The Three R’s: Reintroduce, Refocus, and Repeat

Self-administered systematic desensitization consists of seven steps. These steps should be repeated—in order—for each item of your anxiety hierarchy:

  1. Use your favorite relaxation technique to create a state of calm.
  2. Read the appropriate item from your hierarchy. (In the first session, this is the bottom item in the hierarchy. In all other sessions, this is the last item from the preceding session.)
  3. Imagine yourself in the situation for a tolerable time. (Start out slowly and work your way up until you can tolerate at least 30 seconds of exposure. This might take more than one practice session.)
  4. Stop imagining the situation and determine the level of anxiety that you are experiencing (on a 0–100 scale). Reestablish your relaxation again and relax for about 30 seconds.
  5. Reread the description of the situation. Imagine yourself in the scene for a tolerable time.
  6. Stop and again determine your level of anxiety. If you are still experiencing anxiety, return to step 2. If you feel no anxiety, go on to step 7.
  7. Move on to the next item of your hierarchy. Repeat the above procedure for this next item, beginning with step 1.

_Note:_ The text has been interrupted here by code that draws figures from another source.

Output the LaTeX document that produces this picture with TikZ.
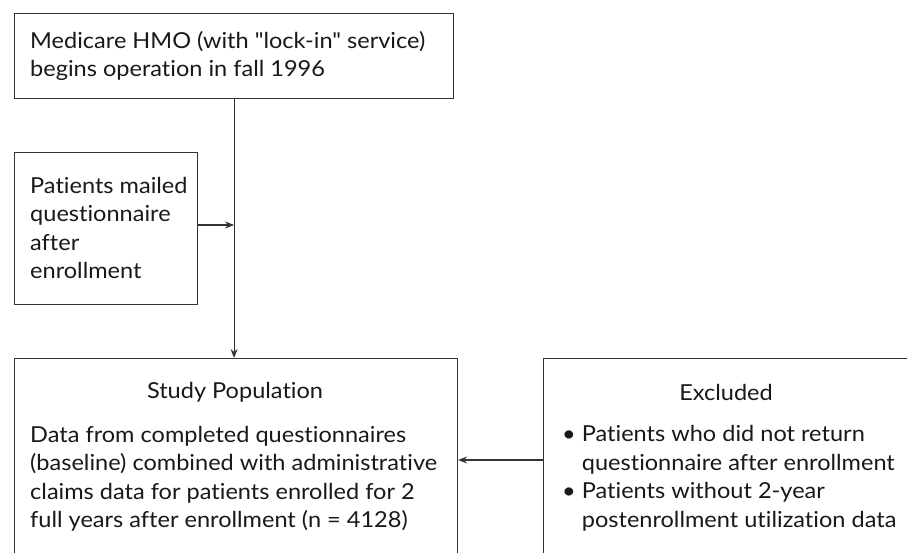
\documentclass[tikz,border=0pt]{standalone}
\usepackage{fontspec}
\setmainfont{Lato}[Ligatures={TeXOff,NoCommon}, FakeStretch=1.07]
\usetikzlibrary{arrows.meta}
\begin{document}
\begin{tikzpicture}[x=1pt,y=-1pt,
 box/.style={draw=black!80, line width=1.1pt, anchor=north west, inner sep=0pt},
 txt/.style={align=left, inner sep=0pt, text=black!90, font=\fontsize{22}{28.5}\selectfont},
 arr/.style={draw=black!80, line width=1.1pt, -{Stealth[length=9pt,width=7pt]}}]
\useasboundingbox (0,0) rectangle (907,552);
\clip (0,0) rectangle (907,552);
\fill[white] (0,0) rectangle (907,552);
\node[box, minimum width=439pt, minimum height=85pt] (top) at (14,13) {};
\node[box, minimum width=183pt, minimum height=152pt] (pat) at (14,152) {};
\node[box, minimum width=443pt, minimum height=260pt] (study) at (14,358) {};
\node[box, minimum width=420pt, minimum height=260pt] (exc) at (543,358) {};
\node[txt, anchor=west] (toptxt) at (30,56) {Medicare HMO (with "lock-in" service)\\begins operation in fall 1996};
\node[txt, anchor=west] (pattxt) at (30,228) {Patients mailed\\questionnaire\\after\\enrollment};
\node[txt, anchor=center] (sttitle) at (235,392) {Study Population};
\node[txt, anchor=west] (sttxt) at (30,479) {Data from completed questionnaires\\(baseline) combined with administrative\\claims data for patients enrolled for 2\\full years after enrollment (n = 4128)};
\node[txt, anchor=center] (extitle) at (726,392) {Excluded};
\node[txt, anchor=west] (extxt) at (562,479) {\begin{tabular}{@{}l@{\hspace{6pt}}l@{}}
\textbullet & Patients who did not return\\
 & questionnaire after enrollment\\
\textbullet & Patients without 2-year\\
 & postenrollment utilization data
\end{tabular}};
\coordinate (mid) at (500,460);
\draw[arr] (top.south) -- (top.south |- study.north);
\draw[arr] (pat.east |- 0,225) -- (top.south |- 0,225);
\draw[arr] (mid -| exc.west) -- (mid -| study.east);
\end{tikzpicture}
\end{document}
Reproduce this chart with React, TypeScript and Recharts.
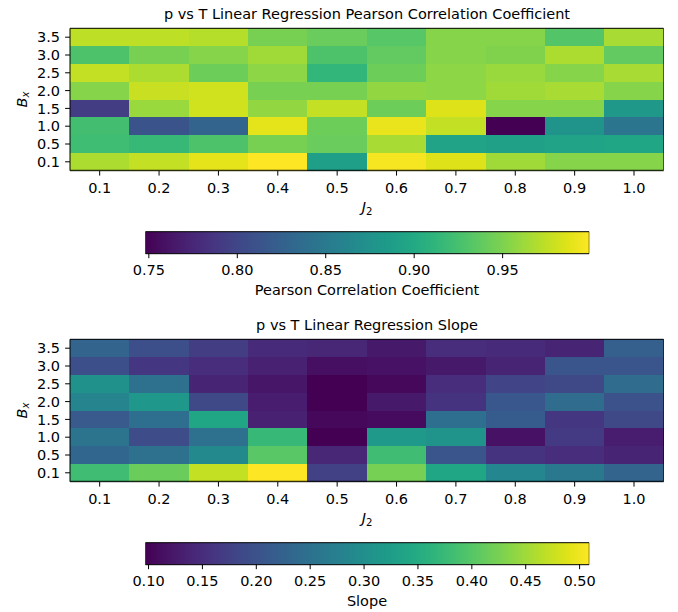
import React from 'react';
import { ScatterChart, Scatter, XAxis, YAxis, BarChart, Bar } from 'recharts';

const J2_VALUES = [0.1, 0.2, 0.3, 0.4, 0.5, 0.6, 0.7, 0.8, 0.9, 1.0];
const BX_LABELS = ['0.1', '0.5', '1.0', '1.5', '2.0', '2.5', '3.0', '3.5'];

// rows go from Bx = 0.1 (bottom) to Bx = 3.5 (top), columns follow J2_VALUES
const pearsonRows = [
  [0.968, 0.976, 0.989, 0.999, 0.888, 0.996, 0.986, 0.963, 0.953, 0.953],
  [0.921, 0.916, 0.928, 0.948, 0.941, 0.966, 0.893, 0.891, 0.893, 0.896],
  [0.923, 0.813, 0.828, 0.989, 0.943, 0.991, 0.976, 0.748, 0.876, 0.846],
  [0.793, 0.961, 0.981, 0.958, 0.976, 0.943, 0.986, 0.953, 0.953, 0.881],
  [0.953, 0.978, 0.981, 0.948, 0.948, 0.958, 0.956, 0.963, 0.966, 0.953],
  [0.976, 0.968, 0.943, 0.956, 0.913, 0.943, 0.956, 0.961, 0.953, 0.966],
  [0.928, 0.948, 0.953, 0.963, 0.928, 0.938, 0.953, 0.951, 0.968, 0.938],
  [0.974, 0.974, 0.971, 0.948, 0.941, 0.933, 0.953, 0.953, 0.931, 0.966],
];

const slopeRows = [
  [0.381, 0.414, 0.472, 0.509, 0.175, 0.423, 0.34, 0.286, 0.262, 0.228],
  [0.233, 0.249, 0.29, 0.402, 0.142, 0.381, 0.204, 0.158, 0.15, 0.138],
  [0.253, 0.191, 0.249, 0.373, 0.097, 0.319, 0.307, 0.117, 0.167, 0.129],
  [0.212, 0.245, 0.34, 0.134, 0.105, 0.109, 0.245, 0.216, 0.162, 0.187],
  [0.282, 0.315, 0.187, 0.129, 0.097, 0.125, 0.158, 0.208, 0.241, 0.2],
  [0.303, 0.249, 0.138, 0.121, 0.097, 0.105, 0.15, 0.179, 0.187, 0.241],
  [0.195, 0.162, 0.15, 0.134, 0.113, 0.117, 0.125, 0.138, 0.204, 0.204],
  [0.228, 0.195, 0.171, 0.146, 0.142, 0.125, 0.15, 0.146, 0.138, 0.22],
];

const pearsonTicks = [0.75, 0.8, 0.85, 0.9, 0.95];
const slopeTicks = [0.1, 0.15, 0.2, 0.25, 0.3, 0.35, 0.4, 0.45, 0.5];

// viridis colormap, 21 stops
const VIRIDIS = [
  '#440154', '#471365', '#482475', '#463480', '#414487', '#3b528b', '#355f8d',
  '#2f6c8e', '#2a788e', '#25848e', '#21918c', '#1e9c89', '#22a884', '#2fb47c',
  '#44bf70', '#5ec962', '#7ad151', '#9bd93c', '#bddf26', '#dfe318', '#fde725',
];

const hexToRgb = (h: string) => [1, 3, 5].map((i) => parseInt(h.slice(i, i + 2), 16));

const viridis = (t: number) => {
  const c = Math.max(0, Math.min(1, t)) * (VIRIDIS.length - 1);
  const i = Math.min(Math.floor(c), VIRIDIS.length - 2);
  const f = c - i;
  const a = hexToRgb(VIRIDIS[i]);
  const b = hexToRgb(VIRIDIS[i + 1]);
  const rgb = a.map((v, k) => Math.round(v + (b[k] - v) * f));
  return `rgb(${rgb.join(',')})`;
};

const FONT = 14.5;
const PLOT_W = 594;
const PLOT_H = 142.4;
const CELL_W = PLOT_W / J2_VALUES.length;
const CELL_H = PLOT_H / BX_LABELS.length;
const X_DOMAIN: [number, number] = [0.05, 1.05];
const Y_DOMAIN: [number, number] = [-0.5, 7.5];
const tickStyle = { fontSize: FONT, fill: '#000' };

interface HeatmapProps {
  title: string;
  rows: number[][];
}

function Heatmap({ title, rows }: HeatmapProps) {
  const all = rows.flat();
  const vmin = Math.min(...all);
  const vmax = Math.max(...all);
  const data = rows.flatMap((row, i) => row.map((v, j) => ({ x: J2_VALUES[j], y: i, v })));

  const CellShape = (props: any) => {
    const { cx, cy, payload } = props;
    return (
      <rect
        x={cx - CELL_W / 2}
        y={cy - CELL_H / 2}
        width={CELL_W}
        height={CELL_H}
        fill={viridis((payload.v - vmin) / (vmax - vmin))}
        shapeRendering="crispEdges"
      />
    );
  };

  return (
    <div style={{ position: 'relative', width: 678, height: 220 }}>
      <ScatterChart width={678} height={220} margin={{ top: 28.3, right: 14.3, bottom: 19.3, left: 10 }}>
        <Scatter data={data} shape={CellShape} isAnimationActive={false} />
        <XAxis
          type="number"
          dataKey="x"
          domain={X_DOMAIN}
          ticks={J2_VALUES}
          interval={0}
          tickFormatter={(v: number) => v.toFixed(1)}
          tick={tickStyle}
          tickSize={4.9}
          tickMargin={6.8}
          height={30}
          stroke="#000"
        />
        <YAxis
          type="number"
          dataKey="y"
          domain={Y_DOMAIN}
          ticks={[0, 1, 2, 3, 4, 5, 6, 7]}
          interval={0}
          tickFormatter={(i: number) => BX_LABELS[i]}
          tick={tickStyle}
          tickSize={4.9}
          tickMargin={5}
          width={60}
          stroke="#000"
        />
        <text x={367} y={18.5} textAnchor="middle" fontSize={FONT} fill="#000">
          {title}
        </text>
        <text transform="translate(26.5,99.5) rotate(-90)" textAnchor="middle" fontSize={FONT} fill="#000">
          <tspan fontStyle="italic">B</tspan>
          <tspan fontStyle="italic" fontSize={FONT * 0.7} dy={2.5}>x</tspan>
        </text>
        <text x={367} y={212} textAnchor="middle" fontSize={FONT} fill="#000">
          <tspan fontStyle="italic">J</tspan>
          <tspan fontSize={FONT * 0.7} dy={2.5}>2</tspan>
        </text>
      </ScatterChart>
      {/* axes frame drawn on top of the cells */}
      <div style={{ position: 'absolute', left: 0, top: 0, pointerEvents: 'none' }}>
        <BarChart
          width={678}
          height={220}
          layout="vertical"
          data={[{ name: 'frame', span: X_DOMAIN }]}
          barCategoryGap={0}
          margin={{ top: 28.3, right: 14.3, bottom: 49.3, left: 70 }}
        >
          <XAxis type="number" domain={X_DOMAIN} hide allowDataOverflow />
          <YAxis type="category" dataKey="name" hide />
          <Bar dataKey="span" fill="none" stroke="#000" strokeWidth={1} isAnimationActive={false} />
        </BarChart>
      </div>
    </div>
  );
}

interface ColorbarProps {
  id: string;
  label: string;
  rows: number[][];
  ticks: number[];
}

function Colorbar({ id, label, rows, ticks }: ColorbarProps) {
  const all = rows.flat();
  const vmin = Math.min(...all);
  const vmax = Math.max(...all);
  const data = [{ name: 'cb', range: [vmin, vmax] }];

  return (
    <BarChart
      width={678}
      height={80}
      layout="vertical"
      data={data}
      barCategoryGap={0}
      margin={{ top: 11.7, right: 88.7, bottom: 6.7, left: 145.3 }}
    >
      <defs>
        <linearGradient id={id} x1="0" y1="0" x2="1" y2="0">
          {VIRIDIS.map((c, i) => (
            <stop key={i} offset={i / (VIRIDIS.length - 1)} stopColor={c} />
          ))}
        </linearGradient>
      </defs>
      <Bar dataKey="range" fill={`url(#${id})`} stroke="#000" strokeWidth={1} isAnimationActive={false} />
      <XAxis
        type="number"
        domain={[vmin, vmax]}
        ticks={ticks}
        interval={0}
        tickFormatter={(v: number) => v.toFixed(2)}
        tick={tickStyle}
        tickSize={4.9}
        tickMargin={6.8}
        axisLine={false}
        tickLine={{ stroke: '#000' }}
        height={40}
        allowDataOverflow
      />
      <YAxis type="category" dataKey="name" hide />
      <text x={367} y={75} textAnchor="middle" fontSize={FONT} fill="#000">
        {label}
      </text>
    </BarChart>
  );
}

export default function App() {
  return (
    <div style={{ position: 'absolute', left: 0, top: 0, width: 678, height: 612, background: '#fff', fontFamily: '"DejaVu Sans", sans-serif' }}>
      <div style={{ position: 'absolute', left: 0, top: 0 }}>
        <Heatmap title="p vs T Linear Regression Pearson Correlation Coefficient" rows={pearsonRows} />
      </div>
      <div style={{ position: 'absolute', left: 0, top: 220 }}>
        <Colorbar id="cbPearson" label="Pearson Correlation Coefficient" rows={pearsonRows} ticks={pearsonTicks} />
      </div>
      <div style={{ position: 'absolute', left: 0, top: 311.4 }}>
        <Heatmap title="p vs T Linear Regression Slope" rows={slopeRows} />
      </div>
      <div style={{ position: 'absolute', left: 0, top: 531.4 }}>
        <Colorbar id="cbSlope" label="Slope" rows={slopeRows} ticks={slopeTicks} />
      </div>
    </div>
  );
}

Experiment with your hierarchy, fine-tuning the level of anxiety each item generates to make it challenging enough but not overwhelming. If your first few items don’t cause any anxiety at all, perhaps you’re not imagining the situation vividly enough or for a long-enough time period, or perhaps the situation would not be particularly anxiety provoking in real life. If an item is still terrifying after several cycles, maybe this item should come later in the hierarchy and be assigned a higher anxiety rating.

It may be tempting to rush up that list, but stick with each item until you’re comfortable with it. End each session with several minutes of relaxation. This process is not complicated, but it requires persistence. When you become bored or discouraged, it’s okay to take a break, but aim for a minimum of two practice sessions a week.

ANXIETY ATTACK

Be practical. If you have a rational fear of crashing your car, lower your odds of having an accident or getting hurt in one by driving a car known for safety. If you fear poisonous snakes, keep an emergency or poison control phone number handy.

In this chapter, we’ve discussed an effective phobia self-help technique. Developing strong relaxation skills and slowly pairing them with the feared object or event can help you face long-avoided situations. But what if the object of your fears isn’t so simple? In the next chapter, we explore the most common complex problem, social phobia, and how you can use what you’ve learned in this chapter to get a leg up in reducing your social anxiety.

The Least You Need to Know

  • A phobia is an intense, irrational fear coupled with a strong desire to avoid the object or situation that triggers the fear.
  • Phobias can develop suddenly, often after a bad experience with the feared object or situation, or they can be learned gradually.
  • Simple phobias involve only one fear, whereas complex phobias involve a collection of related fears.
  • People are more likely to develop a phobia during periods of prolonged stress, especially if they already have a built-in sensitivity to fear.
  • Systematic desensitization involves learning to associate a relaxation response with the object of your phobia.